Electron geometry (electron-domain geometry) describes the three-dimensional arrangement of regions of electron density around a central atom. In methane, CH4, the central carbon has four equivalent bonding regions (four C–H single bonds) and no lone pairs, so the electron geometry is tetrahedral.
The key count is the steric number: \( \text{steric number} = N_{\text{bonding domains}} + N_{\text{lone pairs}} \). For CH4, \(4 + 0 = 4\), which corresponds to tetrahedral electron geometry.
Lewis structure and electron domains
Methane contains one carbon atom and four hydrogen atoms.
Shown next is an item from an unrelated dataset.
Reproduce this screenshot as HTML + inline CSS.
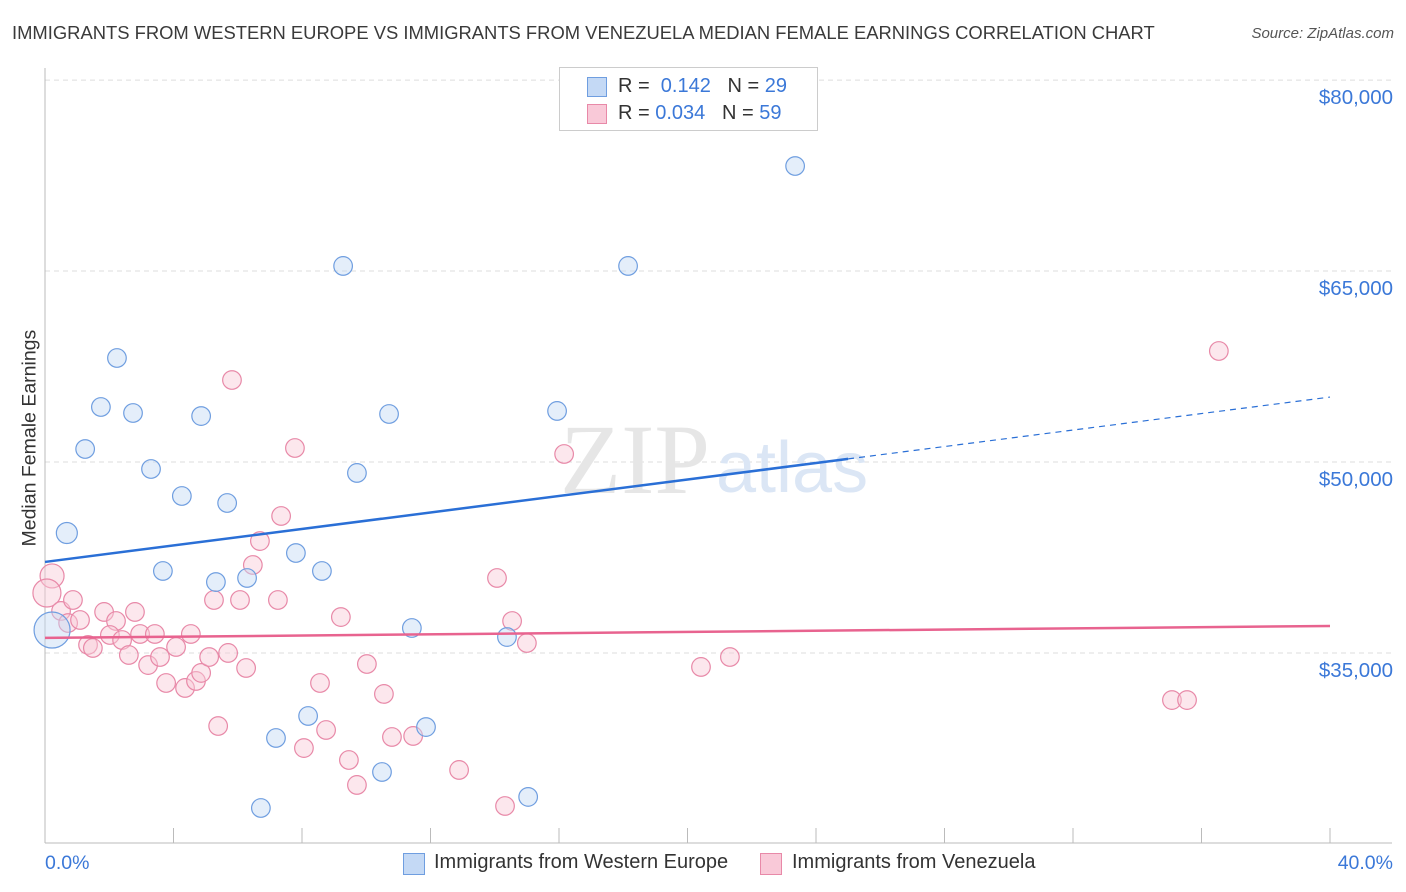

Valence-electron accounting supports four single bonds around carbon:
\[ N_{\text{valence}} = 4\;(\text{from C}) + 4 \times 1\;(\text{from four H}) = 8 \]
Four C–H single bonds require \(4 \times 2 = 8\) electrons, so all valence electrons are used in bonding and carbon has no lone pairs in CH4. Each single bond counts as one electron domain in VSEPR.
- Electron domain: a region of high electron density around the central atom (one single bond, one multiple bond, or one lone pair each counts as one domain).
- Bonding domain in CH4: four C–H single bonds, giving four bonding domains.
- Lone pairs on carbon in CH4: none, so there are no nonbonding domains.
VSEPR geometry for methane
VSEPR theory treats electron domains as repelling one another and arranging to maximize separation. With four domains, the maximum-separation arrangement is a tetrahedron (all H–C–H angles equal in the ideal case).
| Steric number | Electron domains around central atom | Electron geometry | Ideal bond angles | Representative examples |
|---|---|---|---|---|
| 2 | 2 bonding, 0 lone pairs | Linear | \(\approx 180^\circ\) | CO2 (about C), BeCl2 |
| 3 | 3 domains total | Trigonal planar | \(\approx 120^\circ\) | BF3 (about B), NO3− (about N) |
| 4 | 4 domains total | Tetrahedral | \(\approx 109.5^\circ\) | CH4, NH4+, CCl4 |
Molecular geometry compared with electron geometry
Electron geometry counts all electron domains (bonding and lone pairs). Molecular geometry describes the arrangement of atoms only (bond directions). In methane, the two geometries coincide because there are no lone pairs on the central carbon:
- Electron geometry (CH4): tetrahedral (four electron domains).
- Molecular geometry (CH4): tetrahedral (four atoms bonded to carbon).
- Bond angle (ideal): H–C–H \(\approx 109.5^\circ\).
Visualization: tetrahedral arrangement for CH4
Related language in general chemistry
The terms electron geometry, electron-domain geometry, and VSEPR geometry refer to the same counting-based classification. For methane, the tetrahedral arrangement is also consistent with sp3 hybridization on carbon, reflecting four equivalent σ bonds directed toward the corners of a tetrahedron.
Common pitfalls
- Electron geometry vs molecular geometry: lone pairs change molecular geometry but still count toward electron geometry; CH4 has none, so both are tetrahedral.
- Domain counting with multiple bonds: a double or triple bond counts as one electron domain; methane contains only single bonds.
- Angle expectations: \(109.5^\circ\) is the ideal tetrahedral angle; real molecules can deviate slightly due to substituent effects, but CH4 is very close to ideal.